Deep Learning Scaling is Predicatable

Our digital world and data are growing faster today than any time in the past—even faster than our computing power. Deep learning helps us quickly make sense of immense data, and offers users the best AI-powered products and experiences.

To continually improve user experience, our challenge, then, is to quickly improve our deep learning models for existing and emerging application domains. Model architecture search creates important new improvements, but this search often depends on epiphany; Breakthroughs often require complex reframing of the modeling problem, and can take weeks or months of testing.

It be great if we could supplement model architecture search with more reliable ways to improve model accuracy.

Today, we are releasing a large-scale study showing that deep learning accuracy improves predictably as we grow training data set size. Through empirical testing, we find predictable accuracy scaling as long as we have enough data and compute power to train large models. These results hold for a broad spectrum of state-of-the-art models over four application domains: machine translation, language modeling, image classification, and speech recognition.

More specifically, our results show that generalization error—the measure of how well a model can predict new samples—decreases as a power-law of the training data set size. Prior theoretical work also shows that error scaling should be a power-law.

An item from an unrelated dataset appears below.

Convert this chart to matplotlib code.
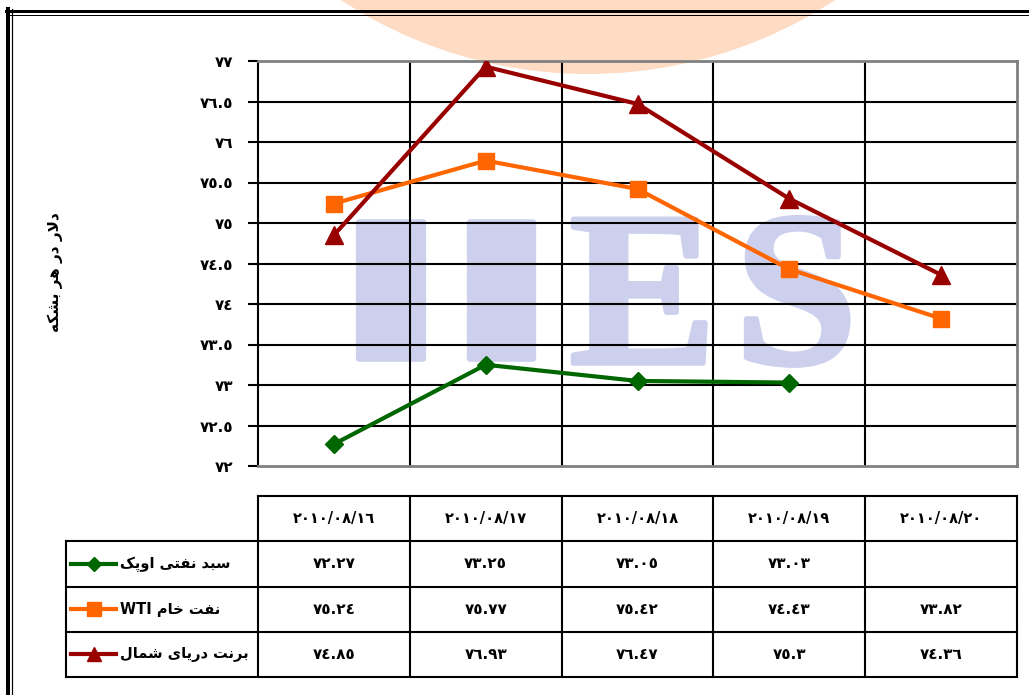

However, these works typically predict a “steep” learning curve—the power-law exponent is expected to be -0.5—suggesting models should learn very quickly. Our empirically-collected learning curves show smaller magnitude exponents in the range

[-0.35, -0.07]: Real models actually learn real-world data more slowly than suggested by theory.
As an example, consider our results for word language modeling below (Note the log-log scale!):

Deep Learning Scaling is Predictable, Empirically

Word language models show predictable power-law validation error scaling as training set size grows.

For word language modeling, we test LSTM and RHN models on subsets of the Billion Word dataset. The figure above shows each model architecture’s validation error (an approximation to generalization error) for the best-fit model size at each training set size. These learning curves are each predictable power-laws, which surprisingly have the same power-law exponent. On larger training sets, models tend away from the curve, but we find that optimization hyperparameter search often closes the gap.